Youth baseball: Rites of spring

Coaches run prospective players through drills
at tryouts Sun., Jan. 28.
(Photo by Ed Piper)


By Ed Piper

On Sunday (Jan. 28), youth baseball tryouts were held at an area park. That brought back a lot of memories.

Mr. Jochums had a contraption with a rubber web that he hit flyballs to us with at Camarillo Heights Elementary School, so that we could be graded on our outfield skills.

I was only nine years old in March 1964, one month shy of my 10th birthday.

Other stations included being hit groundballs (I was a third baseman then, my older brother a lefty first baseman), and probably throwing to first base so that the coaches could evaluate our arms.

My brother and I were the "newbies" in town, our family having just moved to Camarillo the month before, Tues., Feb. 11 (I remember the exact date).
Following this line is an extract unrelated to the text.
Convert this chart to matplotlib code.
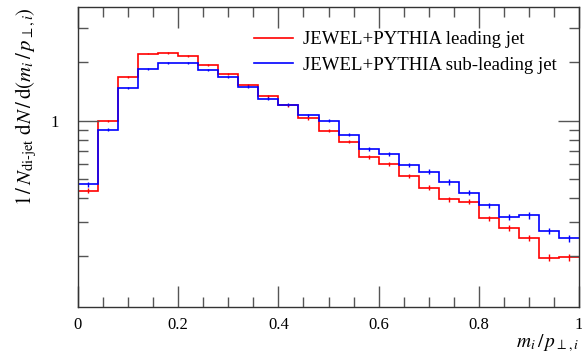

Our first day in school at Las Posas School, where our baseball team would be practicing and playing our games, was Thurs., Feb. 13. (Our big sister got an extra day out of school in junior high until Friday, which we brothers definitely inquired of our parents about. We weren't sure that was totally fair.)
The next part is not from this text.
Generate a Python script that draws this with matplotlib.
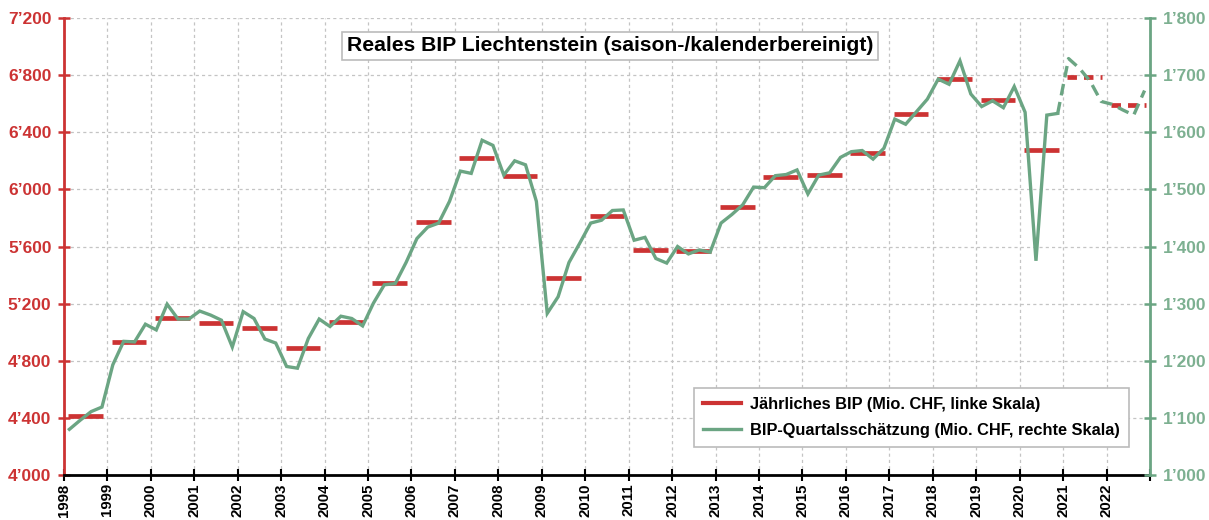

That's mostly what I remember about tryouts. We biked the couple of miles to Camarillo Heights from our newly-built home in Rancho Lomita (the name of the tract of houses) on the far northern end of Camarillo, then a small town of 10,000 on Highway 101 that held an election that April in which the city would be incorporated for the first time and have a mayor and councilmembers.

No parents, unlike the tryouts (all boys) I witnessed Sunday, where mothers and fathers sat behind the backstop in this age when kids are driven everywhere by their parents and supervised by them almost all the time. We weren't. We walked to school in Long Beach, then in Camarillo. No cell phones, no Apple Watches to check in with mom to make sure we make connections for the ride home after school.

We had played "rubber-covered" ball in Long Beach in the Patrick Henry League way across town (several miles of biking together without supervision, there and back). My brother's friend Paulie Bain made fun of us because we didn't play with a hardball, like real Little League.

So this was our first hardball league. We were placed on the Voodoos, which covered the Las Posas School area. The new team was named for a fighter plane at nearby Oxnard Air Force Base, just down Las Posas Road, which goes in front of our tract. One of our assistant coaches was stationed at OAFB.

Our manager was Mr. (Buck) Pena, whose son Nick was a catcher my age and who would be starting catcher my ages 11 and 12 years on the Voodoos, when we made local "fame" (I put that in quotes).

My only memory of the tryouts that triggered this recollection was a view from near the school parking lot next to the field at Camarillo Heights (way up a hill above Camarillo).